- Film poster
- Directed by: Fram Sethna
- Story by: Te. Po. Krishnasami Pavalar
- Starring: K. P. Kesavan; P. U. Chinnappa; Kali N. Rathnam; A. K. Rajalakshmi;
- Production company: Star Films
- Release date: 1938;
- Country: India
- Language: Tamil

= Punjab Kesari (film) =

Punjab Kesari is 1938 Tamil-language thriller film directed by Fram Sethna. It was adapted from Te. Po. Krishnasami Pavalar's Tamil-language play of the same name. The film adaptation stars K. P. Kesavan, P. U. Chinnappa, Kali N. Rathnam and A. K. Rajalakshmi.

== Plot ==
Sundaranathan is in love with Padma Bai (A. K. Rajalakshmi), the daughter of the wealthy Somanathan Prabhu. Somanathan decides to get his daughter married to Sundaranathan, but a villain lusts for her and her wealth. His gang kills Somanathan and frames Sundaranathan, who is arrested. A doctor hires detective Punjab Kesari to uncover the truth. Kesari and his assistant Karappanpoochi unmask the killer and the truth. Sudaranathan is exonerated, and marries Padma Bai.

== Cast ==

- K. P. Kesavan as Punjab Kesari
- P. U. Chinnappa as Sundaranathan
- A. K. Rajalakshmi as Padma Bai
- Kali N. Rathnam as Karapaanpoochi
- K. K. Perumal as the villain
- H. H. Sarma as Somanathan Prabhu
- Kannan as the doctor

== Production ==
Punjab Kesari was a popular play written by Te. Po. Krishnaswamy Pavalar. It was staged all over the Tamil-speaking areas of the Madras Presidency and also in neighbouring countries like Ceylon (now Sri Lanka), Malaya (now Singapore and Malaysia) and Burma (now Myanmar).
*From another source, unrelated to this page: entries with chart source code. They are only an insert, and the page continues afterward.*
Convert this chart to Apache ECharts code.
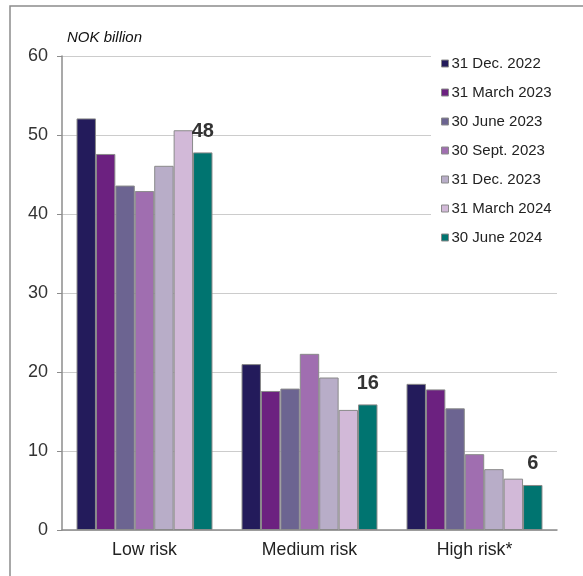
<!DOCTYPE html>
<html>
<head>
<meta charset="utf-8">
<script src="https://cdn.jsdelivr.net/npm/echarts@6/dist/echarts.min.js"></script>
<style>html,body{margin:0;padding:0;background:#fff}#c{width:583px;height:576px}</style>
</head>
<body>
<div id="c"></div>
<script>
const categories = ['Low risk', 'Medium risk', 'High risk*'];
const seriesNames = ['31 Dec. 2022', '31 March 2023', '30 June 2023', '30 Sept. 2023', '31 Dec. 2023', '31 March 2024', '30 June 2024'];
const s_dec22 = [52.1, 21.0, 18.5];
const s_mar23 = [47.6, 17.6, 17.8];
const s_jun23 = [43.6, 17.9, 15.4];
const s_sep23 = [42.9, 22.3, 9.6];
const s_dec23 = [46.1, 19.3, 7.7];
const s_mar24 = [50.6, 15.2, 6.5];
const s_jun24 = [47.8, 15.9, 5.7];
const latestLabels = ['48', '16', '6'];
const yTicks = [0, 10, 20, 30, 40, 50, 60];

const allValues = [s_dec22, s_mar23, s_jun23, s_sep23, s_dec23, s_mar24, s_jun24];
const colors = ['#231B5B', '#6C2180', '#6C6491', '#A06EB0', '#B8ADC8', '#D2B9D8', '#007470'];

const chart = echarts.init(document.getElementById('c'));
const series = allValues.map((vals, i) => ({
  name: seriesNames[i],
  type: 'bar',
  barGap: '0%',
  barCategoryGap: '17.6%',
  itemStyle: { color: colors[i], borderColor: '#8a8a8a', borderWidth: 1 },
  data: vals.map((v, j) => {
    const d = { value: v };
    if (i === allValues.length - 1) {
      d.label = {
        show: true, position: 'top', distance: 11,
        formatter: latestLabels[j], fontSize: 20, fontWeight: 'bold', color: '#333',
        fontFamily: 'Liberation Sans'
      };
    }
    return d;
  })
}));

chart.setOption({
  animation: false,
  textStyle: { fontFamily: 'Liberation Sans' },
  graphic: [
    { type: 'rect', shape: { x: 10, y: 6, width: 600, height: 600 }, style: { fill: 'none', stroke: '#8c8c8c', lineWidth: 1.5 }, silent: true },
    { type: 'text', left: 67, top: 30, style: { text: 'NOK billion', font: 'italic 15px Liberation Sans', fill: '#111' } }
  ],
  legend: {
    orient: 'vertical', left: 431, top: 52, itemGap: 14, itemWidth: 7, itemHeight: 7,
    icon: 'rect', backgroundColor: '#fff', padding: [4, 40, 8, 10],
    textStyle: { fontSize: 15, color: '#222', fontFamily: 'Liberation Sans', padding: [0, 0, 0, -2] },
    itemStyle: { borderColor: '#8a8a8a', borderWidth: 1 },
    data: seriesNames
  },
  grid: { left: 62, right: 26, top: 56, bottom: 46, containLabel: false },
  xAxis: {
    type: 'category', data: categories,
    axisLine: { lineStyle: { color: '#8c8c8c', width: 1.5 } },
    axisTick: { show: false },
    axisLabel: { fontSize: 17.7, color: '#222', margin: 11 }
  },
  yAxis: {
    type: 'value', min: 0, max: 60, interval: 10,
    axisLine: { show: true, lineStyle: { color: '#8c8c8c', width: 1.5 } },
    axisTick: { show: true, length: 5, lineStyle: { color: '#8c8c8c' } },
    axisLabel: { fontSize: 18, color: '#333', margin: 14, formatter: v => yTicks.includes(v) ? String(v) : '' },
    splitLine: { lineStyle: { color: '#cccccc', width: 1 } }
  },
  series: series
});
</script>
</body>
</html>
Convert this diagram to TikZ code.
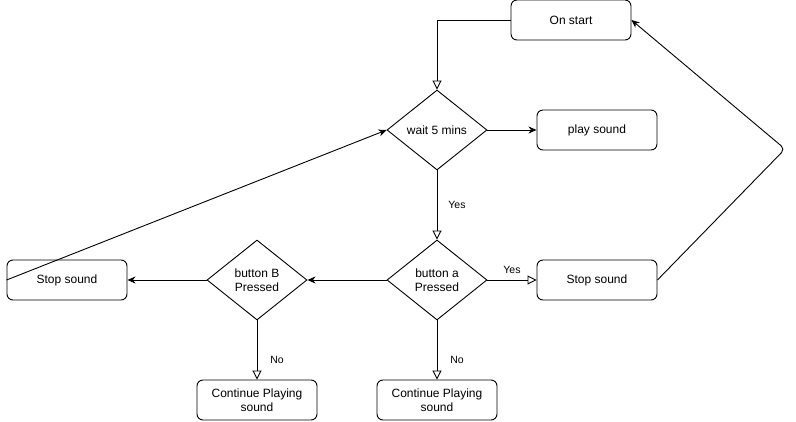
\documentclass[tikz,border=0pt]{standalone}
\usepackage{fontspec}
\setmainfont{Liberation Sans}
\usetikzlibrary{shapes.geometric,arrows.meta}
\begin{document}
\begin{tikzpicture}[x=1pt,y=-1pt,
  box/.style={draw, rounded corners=6pt, minimum width=120pt, minimum height=40pt, inner sep=0pt, align=center, font=\fontsize{12}{14}\selectfont, line width=0.9pt},
  dec/.style={draw, diamond, minimum width=100pt, minimum height=80pt, inner sep=0pt, align=center, font=\fontsize{12}{14}\selectfont, line width=0.9pt},
  lbl/.style={font=\fontsize{10.5}{12}\selectfont, inner sep=1pt},
  conn/.style={line width=0.9pt},
  filled/.style={conn, -{Stealth[length=8pt,width=7pt,inset=2.5pt]}},
  hollow/.style={conn, -{Triangle[open,length=9pt,width=9pt,fill=white]}}
]
\useasboundingbox (0,0) rectangle (796,421);
\node[box] (start) at (571,20) {On start};
\node[dec] (wait) at (437,130) {wait 5 mins};
\node[box] (play) at (597,130) {play sound};
\node[dec] (ba) at (437,280) {button a\\Pressed};
\node[box] (stopR) at (597,280) {Stop sound};
\node[dec] (bb) at (257,280) {button B\\Pressed};
\node[box] (stopL) at (67,280) {Stop sound};
\node[box] (contB) at (257,400) {Continue Playing\\sound};
\node[box] (contA) at (437,400) {Continue Playing\\sound};
\coordinate (corner) at (785,149);

\draw[hollow] (start.west) -| (wait.north);
\draw[filled] (wait.east) -- (play.west);
\draw[hollow] (wait.south) -- (ba.north);
\draw[hollow] (ba.east) -- (stopR.west);
\draw[filled] (ba.west) -- (bb.east);
\draw[filled] (bb.west) -- (stopL.east);
\draw[hollow] (bb.south) -- (contB.north);
\draw[hollow] (ba.south) -- (contA.north);
\draw[filled] (stopL.west) -- (wait.west);
\draw[filled, rounded corners=5pt] (stopR.east) -- (corner) -- (start.east);

\node[lbl] (yes1) at (457,205) {Yes};
\node[lbl] (yes2) at (512,270) {Yes};
\node[lbl] (no1) at (277,360) {No};
\node[lbl] (no2) at (457,360) {No};
\end{tikzpicture}
\end{document}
The play's title was an allegorical reference to the Indian freedom fighter Lala Lajpat Rai, who was popularly known as Punjab Kesari (lit. 'Lion of Punjab'). Following the play's success, it was adapted into a feature film with the same title, directed by the Bombay-based Parsi filmmaker Fram Sethna and produced by the studio Star Films. Shooting took place at the National Movietone Studio, Madras. The final length of the film measured 16000 feet.

== Soundtrack ==
The film's opening song was the Bankim Chandra Chatterjee-written "Vande Mataram", which urged Tamil people to participate in the Indian independence movement. Another song used in the film was the Tyagaraja composition "Tholi Nenu Chesina Pooja Palamu", with vocals the by lead actress A. K. Rajalakshmi.

== Reception ==
Film historian Randor Guy praised the performances of the cast and the storyline, though he felt it was "somewhat predictable". The film was an average success.